I'm getting oriented with CadQuery via the time-honored process of Reading The Fine Manual. After getting an overview of general concepts, I continued onward to an overview of CadQuery's 2D sketch process. This concept is fairly limited in OpenSCAD to simpler geometry primitives. If I wanted to do something more complex, my takeaway was "do it somewhere else" then bring it into OpenSCAD via SVG or DXF imports. I'm glad to see CadQuery has more sophistication in this area, hopefully suffice for my future projects.

Similar to OpenSCAD, I can sketch in CadQuery by specifying simple 2D primitives. They can be combined using various modes. Fuse adds new shape to an existing one, and I assume it was indeed called "add" at some point by its mode specification character "a". Similar cut mode probably started as "subtract" given it is "s". At least intersection mode is still "i". Finally there is mode "c" which is not cut but construction used to guide future operations.

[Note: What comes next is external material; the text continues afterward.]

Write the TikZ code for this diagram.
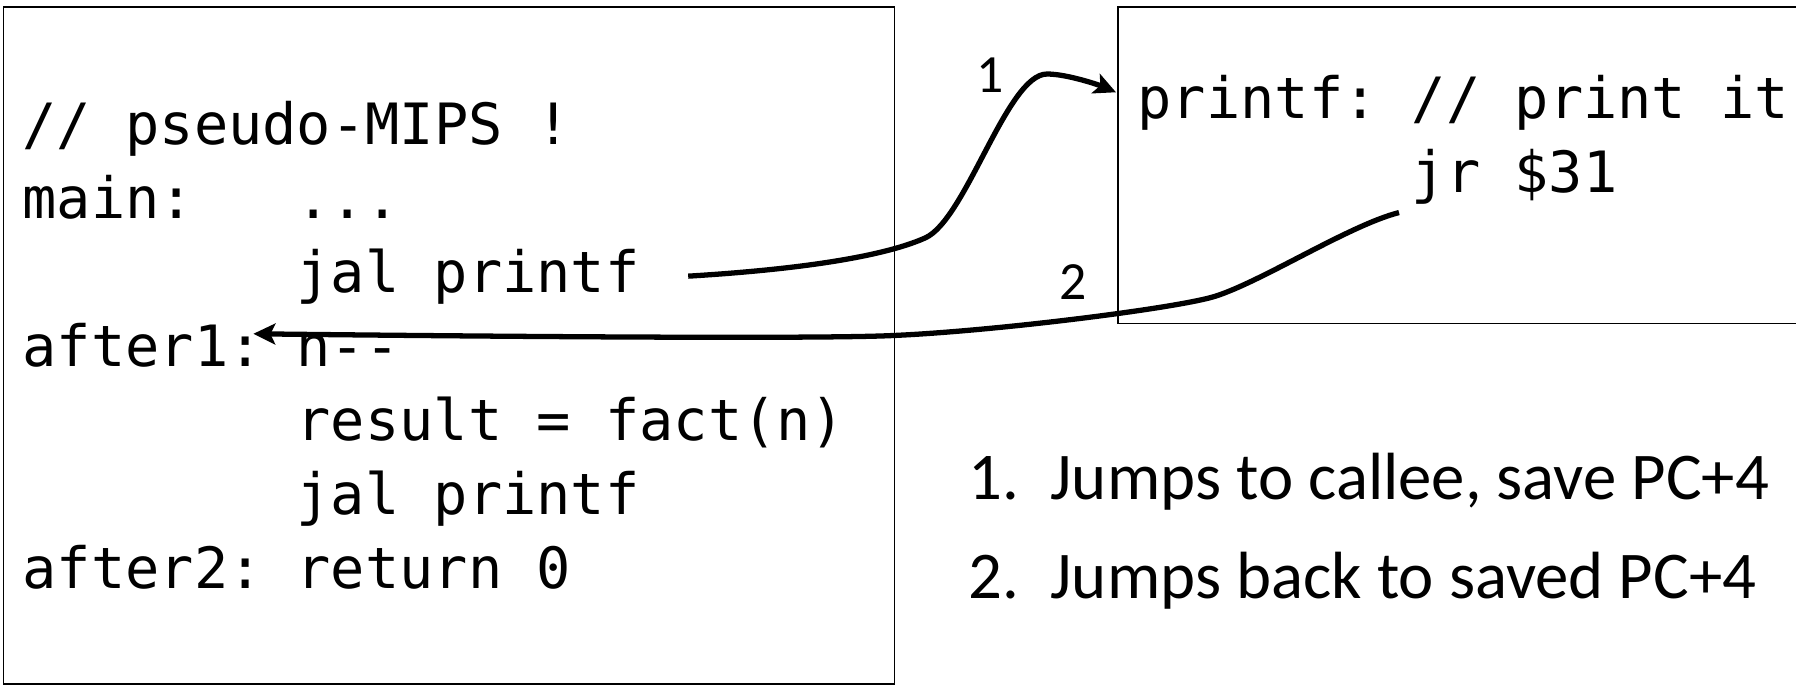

Examples throughout this guide lets me walk through operations by typing them in step by step in CQ-editor. They illustrate the commands under discussion but they also used a few commands that went unexplained probably because they're not core to 2D sketch concepts. I saw multiple calls to reset() and an explanation "Note that selectors are implemented, but selection has to be explicitly reset" but I don't fully understand what that means yet. Nor do I yet understand the role of clean() which removes some visual clutter but I don't fully understand what it means from a geometry standpoint. Are these operations strictly optional tidying up that I can choose to skip for performance? Or are there times when they are critically important? Or possibly, are there times when I explicit should not call them? Things to learn for the future.

The biggest attraction in this section was constraint-based sketches, a feature I failed to find in any other code CAD platforms I investigated. While I'm very hopeful this will prove useful capturing design intent in my CadQuery projects, I'm aware of the fact it is still an incomplete experimental feature with a small set of constraints. The final proof will be in the using but I think it'll be fine. In the worst case I get frustrated and end up not using it, which leaves me no worse off than where I am now. I have a similar attitude going into CadQuery assemblies.